Exercise details: Word for word, transcribe the lines below and drop the pictures.

Source material:
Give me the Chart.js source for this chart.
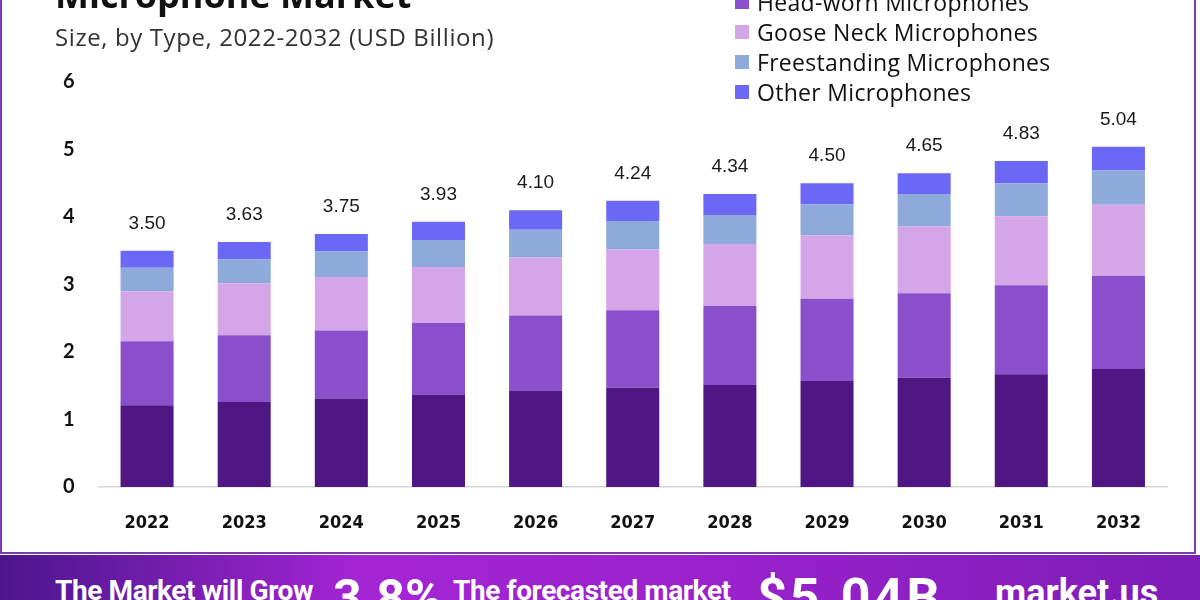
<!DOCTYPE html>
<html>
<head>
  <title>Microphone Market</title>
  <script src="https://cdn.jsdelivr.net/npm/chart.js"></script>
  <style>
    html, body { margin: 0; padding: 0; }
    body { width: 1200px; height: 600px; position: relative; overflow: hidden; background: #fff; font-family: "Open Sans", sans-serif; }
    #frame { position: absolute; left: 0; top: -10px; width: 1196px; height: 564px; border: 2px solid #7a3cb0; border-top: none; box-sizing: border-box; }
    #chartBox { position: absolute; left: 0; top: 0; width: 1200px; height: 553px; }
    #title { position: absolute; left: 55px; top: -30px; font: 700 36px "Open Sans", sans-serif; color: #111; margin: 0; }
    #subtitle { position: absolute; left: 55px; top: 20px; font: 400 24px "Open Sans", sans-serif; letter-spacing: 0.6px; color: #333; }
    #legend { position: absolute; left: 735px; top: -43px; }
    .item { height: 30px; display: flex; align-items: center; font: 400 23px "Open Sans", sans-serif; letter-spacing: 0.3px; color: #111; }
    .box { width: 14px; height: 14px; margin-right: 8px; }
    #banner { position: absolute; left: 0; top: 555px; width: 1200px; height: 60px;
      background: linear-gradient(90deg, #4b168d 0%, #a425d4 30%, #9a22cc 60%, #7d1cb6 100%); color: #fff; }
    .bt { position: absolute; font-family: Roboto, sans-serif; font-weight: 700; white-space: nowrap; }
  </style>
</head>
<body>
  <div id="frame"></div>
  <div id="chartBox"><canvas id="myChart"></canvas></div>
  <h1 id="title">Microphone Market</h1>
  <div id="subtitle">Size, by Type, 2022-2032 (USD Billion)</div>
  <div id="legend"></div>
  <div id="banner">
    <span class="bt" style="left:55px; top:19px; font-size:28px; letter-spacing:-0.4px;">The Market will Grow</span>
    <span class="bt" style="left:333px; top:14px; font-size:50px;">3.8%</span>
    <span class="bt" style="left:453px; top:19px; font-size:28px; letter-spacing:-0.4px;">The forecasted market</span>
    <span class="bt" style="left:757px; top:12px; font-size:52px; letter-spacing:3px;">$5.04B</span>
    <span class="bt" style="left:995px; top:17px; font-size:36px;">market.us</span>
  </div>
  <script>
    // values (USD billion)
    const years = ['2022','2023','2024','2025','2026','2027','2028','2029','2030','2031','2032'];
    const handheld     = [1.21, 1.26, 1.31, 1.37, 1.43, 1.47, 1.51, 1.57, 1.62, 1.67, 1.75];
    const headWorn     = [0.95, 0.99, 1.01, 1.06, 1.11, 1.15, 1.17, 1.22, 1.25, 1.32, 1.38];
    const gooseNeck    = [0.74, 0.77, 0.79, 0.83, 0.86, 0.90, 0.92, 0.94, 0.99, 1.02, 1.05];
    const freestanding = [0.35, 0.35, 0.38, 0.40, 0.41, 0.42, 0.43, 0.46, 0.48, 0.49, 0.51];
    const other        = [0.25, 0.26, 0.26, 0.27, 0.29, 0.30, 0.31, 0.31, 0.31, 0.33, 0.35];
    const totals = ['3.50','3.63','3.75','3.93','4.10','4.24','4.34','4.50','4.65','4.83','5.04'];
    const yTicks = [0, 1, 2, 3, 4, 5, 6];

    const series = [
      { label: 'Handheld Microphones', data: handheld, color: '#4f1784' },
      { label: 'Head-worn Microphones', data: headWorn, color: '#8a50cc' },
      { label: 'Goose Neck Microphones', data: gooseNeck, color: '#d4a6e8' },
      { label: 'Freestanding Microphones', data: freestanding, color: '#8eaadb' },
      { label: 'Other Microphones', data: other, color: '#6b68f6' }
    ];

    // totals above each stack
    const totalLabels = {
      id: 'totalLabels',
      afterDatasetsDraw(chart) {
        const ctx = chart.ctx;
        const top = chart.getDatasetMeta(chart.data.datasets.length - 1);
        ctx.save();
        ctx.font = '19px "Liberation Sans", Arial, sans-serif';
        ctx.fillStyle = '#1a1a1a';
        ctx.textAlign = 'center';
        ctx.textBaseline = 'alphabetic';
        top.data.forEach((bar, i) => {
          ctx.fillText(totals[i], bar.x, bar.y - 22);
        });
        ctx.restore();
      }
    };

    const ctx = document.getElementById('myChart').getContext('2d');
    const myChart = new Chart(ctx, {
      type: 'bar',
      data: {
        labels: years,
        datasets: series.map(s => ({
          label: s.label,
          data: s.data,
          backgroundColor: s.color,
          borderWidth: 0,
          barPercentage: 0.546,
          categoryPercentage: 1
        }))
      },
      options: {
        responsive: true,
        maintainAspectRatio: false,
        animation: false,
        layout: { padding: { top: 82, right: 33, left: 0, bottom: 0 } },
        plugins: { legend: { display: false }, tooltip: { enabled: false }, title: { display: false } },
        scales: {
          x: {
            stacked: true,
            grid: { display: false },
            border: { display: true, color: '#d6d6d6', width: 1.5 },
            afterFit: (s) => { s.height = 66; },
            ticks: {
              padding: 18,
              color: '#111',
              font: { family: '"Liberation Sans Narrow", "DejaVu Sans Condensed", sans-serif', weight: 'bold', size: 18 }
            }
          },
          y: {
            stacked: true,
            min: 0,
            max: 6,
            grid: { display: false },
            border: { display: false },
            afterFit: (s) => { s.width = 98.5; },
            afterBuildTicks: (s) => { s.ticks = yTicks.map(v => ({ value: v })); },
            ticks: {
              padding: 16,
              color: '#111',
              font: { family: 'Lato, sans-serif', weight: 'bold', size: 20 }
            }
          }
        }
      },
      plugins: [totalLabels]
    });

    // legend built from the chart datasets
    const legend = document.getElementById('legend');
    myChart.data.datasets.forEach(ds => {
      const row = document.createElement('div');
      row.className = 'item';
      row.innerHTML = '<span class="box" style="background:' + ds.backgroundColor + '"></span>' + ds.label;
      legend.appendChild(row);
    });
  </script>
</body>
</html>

Output for this exercise:
Give me the Chart.js source for this chart.
<!DOCTYPE html>
<html>
<head>
  <title>Microphone Market</title>
  <script src="https://cdn.jsdelivr.net/npm/chart.js"></script>
  <style>
    html, body { margin: 0; padding: 0; }
    body { width: 1200px; height: 600px; position: relative; overflow: hidden; background: #fff; font-family: "Open Sans", sans-serif; }
    #frame { position: absolute; left: 0; top: -10px; width: 1196px; height: 564px; border: 2px solid #7a3cb0; border-top: none; box-sizing: border-box; }
    #chartBox { position: absolute; left: 0; top: 0; width: 1200px; height: 553px; }
    #title { position: absolute; left: 55px; top: -30px; font: 700 36px "Open Sans", sans-serif; color: #111; margin: 0; }
    #subtitle { position: absolute; left: 55px; top: 20px; font: 400 24px "Open Sans", sans-serif; letter-spacing: 0.6px; color: #333; }
    #legend { position: absolute; left: 735px; top: -43px; }
    .item { height: 30px; display: flex; align-items: center; font: 400 23px "Open Sans", sans-serif; letter-spacing: 0.3px; color: #111; }
    .box { width: 14px; height: 14px; margin-right: 8px; }
    #banner { position: absolute; left: 0; top: 555px; width: 1200px; height: 60px;
      background: linear-gradient(90deg, #4b168d 0%, #a425d4 30%, #9a22cc 60%, #7d1cb6 100%); color: #fff; }
    .bt { position: absolute; font-family: Roboto, sans-serif; font-weight: 700; white-space: nowrap; }
  </style>
</head>
<body>
  <div id="frame"></div>
  <div id="chartBox"><canvas id="myChart"></canvas></div>
  <h1 id="title">Microphone Market</h1>
  <div id="subtitle">Size, by Type, 2022-2032 (USD Billion)</div>
  <div id="legend"></div>
  <div id="banner">
    <span class="bt" style="left:55px; top:19px; font-size:28px; letter-spacing:-0.4px;">The Market will Grow</span>
    <span class="bt" style="left:333px; top:14px; font-size:50px;">3.8%</span>
    <span class="bt" style="left:453px; top:19px; font-size:28px; letter-spacing:-0.4px;">The forecasted market</span>
    <span class="bt" style="left:757px; top:12px; font-size:52px; letter-spacing:3px;">$5.04B</span>
    <span class="bt" style="left:995px; top:17px; font-size:36px;">market.us</span>
  </div>
  <script>
    // values (USD billion)
    const years = ['2022','2023','2024','2025','2026','2027','2028','2029','2030','2031','2032'];
    const handheld     = [1.21, 1.26, 1.31, 1.37, 1.43, 1.47, 1.51, 1.57, 1.62, 1.67, 1.75];
    const headWorn     = [0.95, 0.99, 1.01, 1.06, 1.11, 1.15, 1.17, 1.22, 1.25, 1.32, 1.38];
    const gooseNeck    = [0.74, 0.77, 0.79, 0.83, 0.86, 0.90, 0.92, 0.94, 0.99, 1.02, 1.05];
    const freestanding = [0.35, 0.35, 0.38, 0.40, 0.41, 0.42, 0.43, 0.46, 0.48, 0.49, 0.51];
    const other        = [0.25, 0.26, 0.26, 0.27, 0.29, 0.30, 0.31, 0.31, 0.31, 0.33, 0.35];
    const totals = ['3.50','3.63','3.75','3.93','4.10','4.24','4.34','4.50','4.65','4.83','5.04'];
    const yTicks = [0, 1, 2, 3, 4, 5, 6];

    const series = [
      { label: 'Handheld Microphones', data: handheld, color: '#4f1784' },
      { label: 'Head-worn Microphones', data: headWorn, color: '#8a50cc' },
      { label: 'Goose Neck Microphones', data: gooseNeck, color: '#d4a6e8' },
      { label: 'Freestanding Microphones', data: freestanding, color: '#8eaadb' },
      { label: 'Other Microphones', data: other, color: '#6b68f6' }
    ];

    // totals above each stack
    const totalLabels = {
      id: 'totalLabels',
      afterDatasetsDraw(chart) {
        const ctx = chart.ctx;
        const top = chart.getDatasetMeta(chart.data.datasets.length - 1);
        ctx.save();
        ctx.font = '19px "Liberation Sans", Arial, sans-serif';
        ctx.fillStyle = '#1a1a1a';
        ctx.textAlign = 'center';
        ctx.textBaseline = 'alphabetic';
        top.data.forEach((bar, i) => {
          ctx.fillText(totals[i], bar.x, bar.y - 22);
        });
        ctx.restore();
      }
    };

    const ctx = document.getElementById('myChart').getContext('2d');
    const myChart = new Chart(ctx, {
      type: 'bar',
      data: {
        labels: years,
        datasets: series.map(s => ({
          label: s.label,
          data: s.data,
          backgroundColor: s.color,
          borderWidth: 0,
          barPercentage: 0.546,
          categoryPercentage: 1
        }))
      },
      options: {
        responsive: true,
        maintainAspectRatio: false,
        animation: false,
        layout: { padding: { top: 82, right: 33, left: 0, bottom: 0 } },
        plugins: { legend: { display: false }, tooltip: { enabled: false }, title: { display: false } },
        scales: {
          x: {
            stacked: true,
            grid: { display: false },
            border: { display: true, color: '#d6d6d6', width: 1.5 },
            afterFit: (s) => { s.height = 66; },
            ticks: {
              padding: 18,
              color: '#111',
              font: { family: '"Liberation Sans Narrow", "DejaVu Sans Condensed", sans-serif', weight: 'bold', size: 18 }
            }
          },
          y: {
            stacked: true,
            min: 0,
            max: 6,
            grid: { display: false },
            border: { display: false },
            afterFit: (s) => { s.width = 98.5; },
            afterBuildTicks: (s) => { s.ticks = yTicks.map(v => ({ value: v })); },
            ticks: {
              padding: 16,
              color: '#111',
              font: { family: 'Lato, sans-serif', weight: 'bold', size: 20 }
            }
          }
        }
      },
      plugins: [totalLabels]
    });

    // legend built from the chart datasets
    const legend = document.getElementById('legend');
    myChart.data.datasets.forEach(ds => {
      const row = document.createElement('div');
      row.className = 'item';
      row.innerHTML = '<span class="box" style="background:' + ds.backgroundColor + '"></span>' + ds.label;
      legend.appendChild(row);
    });
  </script>
</body>
</html>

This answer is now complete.